▸ STATED GOAL
Leave the pictures out and retype the lines from the beginning through the line with "(0,0) rectangle (1087,787);", both ends included.

▼▼▼

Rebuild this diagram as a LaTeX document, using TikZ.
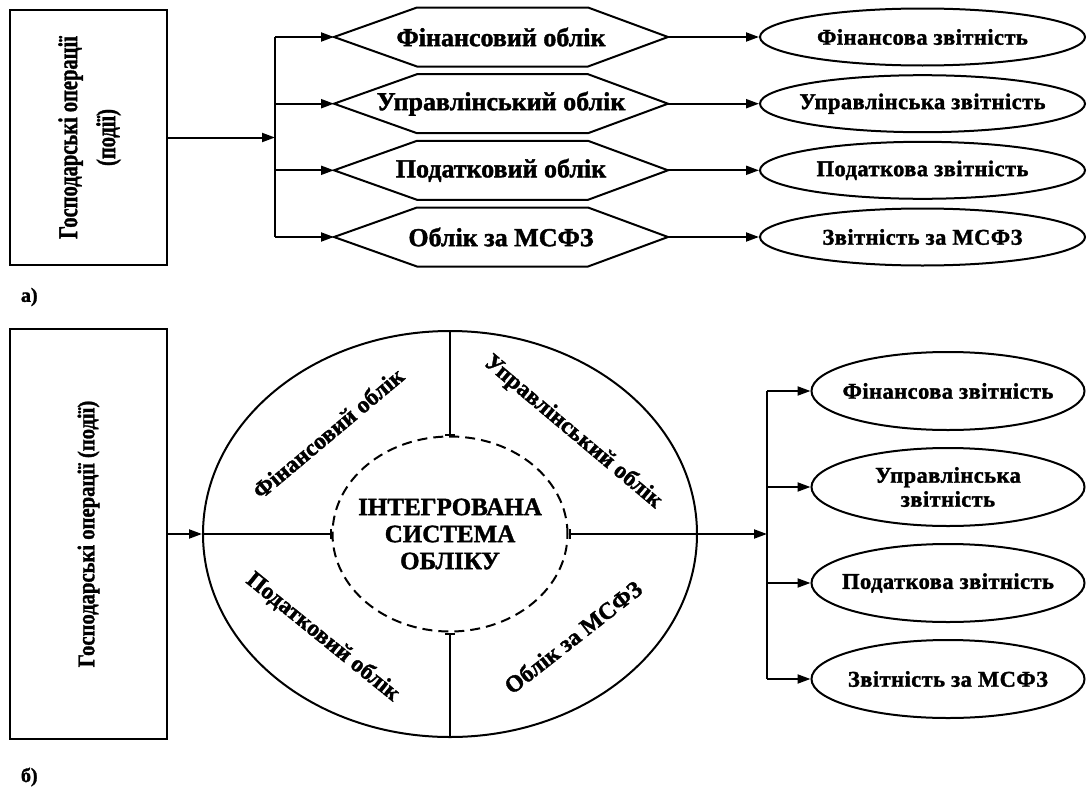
\documentclass[tikz,border=0pt]{standalone}
\usepackage{fontspec}
\setmainfont{Liberation Serif}[BoldFeatures={FakeBold=1.5}]
\usetikzlibrary{shapes.geometric,arrows.meta}
\newcommand{\lsp}[2]{{\addfontfeature{LetterSpace=#1}#2}}
\begin{document}
\begin{tikzpicture}[x=1pt,y=-1pt,line width=2pt,
  arr/.style={-{Triangle[length=13pt,width=9pt]}},
  hexa/.style={rectangle, minimum width=332pt, minimum height=57pt, inner sep=0pt,
    font=\fontsize{26}{30}\selectfont\bfseries},
  ovaltop/.style={ellipse, draw, minimum width=325pt, minimum height=57pt, inner ysep=0pt, inner xsep=-30pt,
    font=\fontsize{22.5}{26}\selectfont\bfseries},
  ovalbot/.style={ellipse, draw, minimum width=273pt, minimum height=78pt, inner ysep=0pt, inner xsep=-30pt,
    align=center, font=\fontsize{22.5}{24}\selectfont\bfseries},
  boxstyle/.style={draw, rectangle, minimum width=157pt, inner sep=0pt},
  seclabel/.style={font=\fontsize{23.5}{26}\selectfont\bfseries, inner sep=0pt},
  tick/.style={-{Bar[width=10pt,line width=2pt]}},
  tag/.style={font=\fontsize{20}{24}\selectfont\bfseries, anchor=west, inner sep=0pt}
]
\useasboundingbox (0,0) rectangle (1087,787);

% ---------- part a ----------
\node[boxstyle, minimum height=255pt] (boxa) at (88.5,137.5)
  {\rotatebox{90}{\fontsize{27}{38}\selectfont\bfseries\scalebox{0.76}[1]{\begin{tabular}{@{}c@{}}Господарські операції\\(події)\end{tabular}}}};
\coordinate (ja) at (275,137.5);
\coordinate (ja1) at (275,37);
\coordinate (ja4) at (275,237);
\draw[arr] (boxa.east) -- (ja);
\draw (ja1) -- (ja4);

\node[hexa] (h1) at (501,37) {Фінансовий облік};
\node[hexa] (h2) at (501,103.7) {Управлінський облік};
\node[hexa] (h3) at (501,170.3) {Податковий облік};
\node[hexa] (h4) at (501,237) {Облік за МСФЗ};

\node[ovaltop] (r1) at (922.5,37) {\lsp{2}{Фінансова звітність}};
\node[ovaltop] (r2) at (922.5,103.7) {\lsp{2}{Управлінська звітність}};
\node[ovaltop] (r3) at (922.5,170.3) {\lsp{2}{Податкова звітність}};
\node[ovaltop] (r4) at (922.5,237) {\lsp{2}{Звітність за МСФЗ}};

\foreach \i in {1,...,4} {
  \draw (h\i.west) -- ([xshift=83pt]h\i.north west) -- ([xshift=-80pt]h\i.north east)
     -- (h\i.east) -- ([xshift=-80pt]h\i.south east) -- ([xshift=83pt]h\i.south west) -- cycle;
  \draw[arr] (ja|-h\i.west) -- (h\i.west);
  \draw[arr] (h\i.east) -- (r\i.west);
}

\node[tag] (ta) at (20,297) {а)};

% ---------- part b ----------
\node[boxstyle, minimum height=410pt] (boxb) at (88.5,534)
  {\rotatebox{90}{\fontsize{24}{28}\selectfont\bfseries\scalebox{0.86}[1]{Господарські операції (події)}}};

\node[ellipse, draw, minimum width=494pt, minimum height=406pt, inner sep=0pt] (oe) at (450,534) {};
\node[ellipse, draw, dash pattern=on 10pt off 6pt, minimum width=235pt, minimum height=195pt,
  inner ysep=0pt, inner xsep=-30pt, align=center, font=\fontsize{25}{27}\selectfont\bfseries] (ie) at (450,534)
  {ІНТЕГРОВАНА\\СИСТЕМА\\ОБЛІКУ};

\draw[tick] (oe.north) -- (ie.north);
\draw[tick] (oe.south) -- (ie.south);
\draw[tick] (oe.west) -- (ie.west);
\draw[arr] (boxb.east) -- (oe.west);

\node[seclabel, rotate=40] (s1) at (328,433) {Фінансовий облік};
\node[seclabel, rotate=-40] (s2) at (573,432) {Управлінський облік};
\node[seclabel, rotate=-39] (s3) at (323,637) {Податковий облік};
\node[seclabel, rotate=38] (s4) at (573,637) {Облік за МСФЗ};

\coordinate (jb) at (767,534);
\coordinate (jb1) at (767,391);
\coordinate (jb4) at (767,679);
\draw[{Bar[width=10pt,line width=2pt]}-{Triangle[length=13pt,width=9pt]}] (ie.east) -- (jb);
\draw (jb1) -- (jb4);

\node[ovalbot] (b1) at (948,391) {\lsp{2}{Фінансова звітність}};
\node[ovalbot] (b2) at (948,487) {\lsp{2}{Управлінська}\\\lsp{2}{звітність}};
\node[ovalbot] (b3) at (948,583) {\lsp{2}{Податкова звітність}};
\node[ovalbot] (b4) at (948,679) {\lsp{2}{Звітність за МСФЗ}};

\foreach \i in {1,...,4} {
  \draw[arr] (jb|-b\i.west) -- (b\i.west);
}

\node[tag] (tb) at (20,777) {б)};
\end{tikzpicture}
\end{document}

▲▲▲

▸ RESULT BELOW
Rebuild this diagram as a LaTeX document, using TikZ.
\documentclass[tikz,border=0pt]{standalone}
\usepackage{fontspec}
\setmainfont{Liberation Serif}[BoldFeatures={FakeBold=1.5}]
\usetikzlibrary{shapes.geometric,arrows.meta}
\newcommand{\lsp}[2]{{\addfontfeature{LetterSpace=#1}#2}}
\begin{document}
\begin{tikzpicture}[x=1pt,y=-1pt,line width=2pt,
  arr/.style={-{Triangle[length=13pt,width=9pt]}},
  hexa/.style={rectangle, minimum width=332pt, minimum height=57pt, inner sep=0pt,
    font=\fontsize{26}{30}\selectfont\bfseries},
  ovaltop/.style={ellipse, draw, minimum width=325pt, minimum height=57pt, inner ysep=0pt, inner xsep=-30pt,
    font=\fontsize{22.5}{26}\selectfont\bfseries},
  ovalbot/.style={ellipse, draw, minimum width=273pt, minimum height=78pt, inner ysep=0pt, inner xsep=-30pt,
    align=center, font=\fontsize{22.5}{24}\selectfont\bfseries},
  boxstyle/.style={draw, rectangle, minimum width=157pt, inner sep=0pt},
  seclabel/.style={font=\fontsize{23.5}{26}\selectfont\bfseries, inner sep=0pt},
  tick/.style={-{Bar[width=10pt,line width=2pt]}},
  tag/.style={font=\fontsize{20}{24}\selectfont\bfseries, anchor=west, inner sep=0pt}
]
\useasboundingbox (0,0) rectangle (1087,787);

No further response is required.